Here’s the problem: You’re not going to win that search.

You’re not even going to come in 1000th place.

For most of the magic words that nascent marketers seek to do well on, there are millions and millions of matches in the search engines. And many of the folks on top are bending more rules and working harder on this trick than you’re likely to be able to match.

The alternative?

Own your word.

If you search for ‘purple cow’ or ‘seth godin’ or ‘seth’s blog’ you’re way more likely to find me than if you search for something generic.

That’s intuitive. But it’s not obvious because it flies in the face of what we hope the search engines will do for us, which is to expose us to people who didn’t know we existed.

Accepting that this is unlikely opens the door to a better strategy.

After all, they’re not called ‘browsing engines.’

The hard part is showing up in the right way, in the right places, for enough time that people decide to seek you or your word out in the first place. The hard part is in doing the deliberate, slow work of earning permission, building a tiny circle, the smallest viable audience.

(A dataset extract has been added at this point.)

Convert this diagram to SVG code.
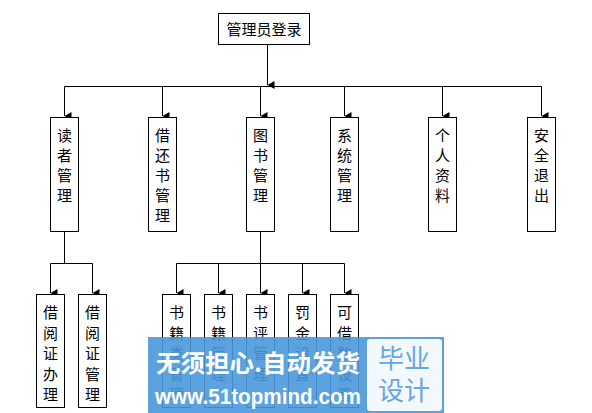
<svg xmlns="http://www.w3.org/2000/svg" width="592" height="413" viewBox="0 0 592 413">
<defs>
<marker id="ah" markerWidth="8" markerHeight="8" refX="4" refY="7" orient="auto-start-reverse" markerUnits="userSpaceOnUse" viewBox="0 0 8 8">
<path d="M0,0 L8,0 L4,7 Z" fill="#000"/>
</marker>
</defs>
<style>
.box{fill:#fff;stroke:#000;stroke-width:1}
.t{font-family:"Noto Sans CJK SC","Liberation Sans",sans-serif;font-size:15px;fill:#000;text-anchor:middle}
.ln{fill:none;stroke:#000;stroke-width:1}
.ar{fill:none;stroke:#000;stroke-width:1;marker-end:url(#ah)}
</style>
<rect width="592" height="413" fill="#fff"/>
<g id="connectors">
<path class="ar" d="M267.5,44 V85"/>
<path class="ln" d="M64.5,86.5 H541.5"/>
<path class="ar" d="M64.5,86.5 V116"/>
<path class="ar" d="M162.5,86.5 V116"/>
<path class="ar" d="M260.5,86.5 V116"/>
<path class="ar" d="M344.5,86.5 V116"/>
<path class="ar" d="M442.5,86.5 V116"/>
<path class="ar" d="M541.5,86.5 V116"/>
<path class="ln" d="M64.5,232 V263.5"/>
<path class="ln" d="M50.5,263.5 H92.5"/>
<path class="ar" d="M50.5,263.5 V293"/>
<path class="ar" d="M92.5,263.5 V293"/>
<path class="ln" d="M260.5,232 V263.5"/>
<path class="ln" d="M176.5,263.5 H344.5"/>
<path class="ar" d="M176.5,263.5 V293"/>
<path class="ar" d="M218.5,263.5 V293"/>
<path class="ar" d="M260.5,263.5 V293"/>
<path class="ar" d="M302.5,263.5 V293"/>
<path class="ar" d="M344.5,263.5 V293"/>
</g>
<g id="n-login">
<rect class="box" x="218.5" y="13.5" width="91" height="31"/>
<text class="t" x="264" y="35">管理员登录</text>
</g>
<g id="n-reader">
<rect class="box" x="50.5" y="117.5" width="28" height="114"/>
<text class="t" x="64.5" y="141"><tspan x="64.5">读</tspan><tspan x="64.5" dy="20">者</tspan><tspan x="64.5" dy="20">管</tspan><tspan x="64.5" dy="20">理</tspan></text>
</g>
<g id="n-borrow">
<rect class="box" x="148.5" y="117.5" width="28" height="114"/>
<text class="t" x="162.5" y="141"><tspan x="162.5">借</tspan><tspan x="162.5" dy="20">还</tspan><tspan x="162.5" dy="20">书</tspan><tspan x="162.5" dy="20">管</tspan><tspan x="162.5" dy="20">理</tspan></text>
</g>
<g id="n-book">
<rect class="box" x="246.5" y="117.5" width="28" height="114"/>
<text class="t" x="260.5" y="141"><tspan x="260.5">图</tspan><tspan x="260.5" dy="20">书</tspan><tspan x="260.5" dy="20">管</tspan><tspan x="260.5" dy="20">理</tspan></text>
</g>
<g id="n-system">
<rect class="box" x="330.5" y="117.5" width="28" height="114"/>
<text class="t" x="344.5" y="141"><tspan x="344.5">系</tspan><tspan x="344.5" dy="20">统</tspan><tspan x="344.5" dy="20">管</tspan><tspan x="344.5" dy="20">理</tspan></text>
</g>
<g id="n-profile">
<rect class="box" x="428.5" y="117.5" width="28" height="114"/>
<text class="t" x="442.5" y="141"><tspan x="442.5">个</tspan><tspan x="442.5" dy="20">人</tspan><tspan x="442.5" dy="20">资</tspan><tspan x="442.5" dy="20">料</tspan></text>
</g>
<g id="n-exit">
<rect class="box" x="527.5" y="117.5" width="28" height="114"/>
<text class="t" x="541.5" y="141"><tspan x="541.5">安</tspan><tspan x="541.5" dy="20">全</tspan><tspan x="541.5" dy="20">退</tspan><tspan x="541.5" dy="20">出</tspan></text>
</g>
<g id="n-card-new">
<rect class="box" x="36.5" y="294.5" width="28" height="113"/>
<text class="t" x="50.5" y="318"><tspan x="50.5">借</tspan><tspan x="50.5" dy="20.5">阅</tspan><tspan x="50.5" dy="20.5">证</tspan><tspan x="50.5" dy="20.5">办</tspan><tspan x="50.5" dy="20.5">理</tspan></text>
</g>
<g id="n-card-mgr">
<rect class="box" x="78.5" y="294.5" width="28" height="113"/>
<text class="t" x="92.5" y="318"><tspan x="92.5">借</tspan><tspan x="92.5" dy="20.5">阅</tspan><tspan x="92.5" dy="20.5">证</tspan><tspan x="92.5" dy="20.5">管</tspan><tspan x="92.5" dy="20.5">理</tspan></text>
</g>
<g id="n-book-cat">
<rect class="box" x="162.5" y="294.5" width="28" height="113"/>
<text class="t" x="176.5" y="318"><tspan x="176.5">书</tspan><tspan x="176.5" dy="20.5">籍</tspan><tspan x="176.5" dy="20.5">类</tspan><tspan x="176.5" dy="20.5">管</tspan><tspan x="176.5" dy="20.5">理</tspan></text>
</g>
<g id="n-book-mgr">
<rect class="box" x="204.5" y="294.5" width="28" height="113"/>
<text class="t" x="218.5" y="318"><tspan x="218.5">书</tspan><tspan x="218.5" dy="20.5">籍</tspan><tspan x="218.5" dy="20.5">管</tspan><tspan x="218.5" dy="20.5">理</tspan></text>
</g>
<g id="n-review">
<rect class="box" x="246.5" y="294.5" width="28" height="113"/>
<text class="t" x="260.5" y="318"><tspan x="260.5">书</tspan><tspan x="260.5" dy="20.5">评</tspan><tspan x="260.5" dy="20.5">管</tspan><tspan x="260.5" dy="20.5">理</tspan></text>
</g>
<g id="n-fine">
<rect class="box" x="288.5" y="294.5" width="28" height="113"/>
<text class="t" x="302.5" y="318"><tspan x="302.5">罚</tspan><tspan x="302.5" dy="20.5">金</tspan><tspan x="302.5" dy="20.5">设</tspan><tspan x="302.5" dy="20.5">置</tspan></text>
</g>
<g id="n-limit">
<rect class="box" x="330.5" y="294.5" width="28" height="113"/>
<text class="t" x="344.5" y="318"><tspan x="344.5">可</tspan><tspan x="344.5" dy="20.5">借</tspan><tspan x="344.5" dy="20.5">数</tspan><tspan x="344.5" dy="20.5">设</tspan><tspan x="344.5" dy="20.5">置</tspan></text>
</g>
<g id="watermark">
<rect x="148" y="337" width="296" height="76" fill="#4a98dc" fill-opacity="0.9"/>
<rect x="367" y="339" width="75" height="72" rx="3" fill="#f3f8fd"/>
<text x="156" y="372" font-family="Noto Sans CJK SC,sans-serif" font-size="24" font-weight="bold" fill="#fff" textLength="204" lengthAdjust="spacingAndGlyphs">无须担心.自动发货</text>
<text x="155" y="404" font-family="Liberation Sans,Arial,sans-serif" font-size="22" font-weight="bold" fill="#fff" textLength="206" lengthAdjust="spacingAndGlyphs">www.51topmind.com</text>
<text x="404" y="368" font-family="Noto Sans CJK SC,sans-serif" font-size="26" fill="#67a6de" text-anchor="middle">毕业</text>
<text x="404" y="400" font-family="Noto Sans CJK SC,sans-serif" font-size="26" fill="#67a6de" text-anchor="middle">设计</text>
</g>
</svg>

Over time, the tribe embraces you, the word (your word) becomes the shortcut to get more of what you offer.

And so, if you’re Acumen, Afya or BuildOn, that’s your word. Or Fuller, Kiva or LongNow.  A word that someone who seeks you will use to get to you.

FEO–Find Engine Optimization. Because it’s more reliable to seek to be found by people who were looking for you all along.

Better enough

It’s entirely possible that you’re better. Better by some axis you’ve invented, fallen in love with and decided is the most important thing to be better at.

But if people aren’t choosing you, talking about you, asking you for more… it’s either because you picked the wrong axis, or because you’re not better enough.

Not better enough to be worth the fear and hassle and stress of switching for.

Better’s not up to us. It’s up to those we seek to serve.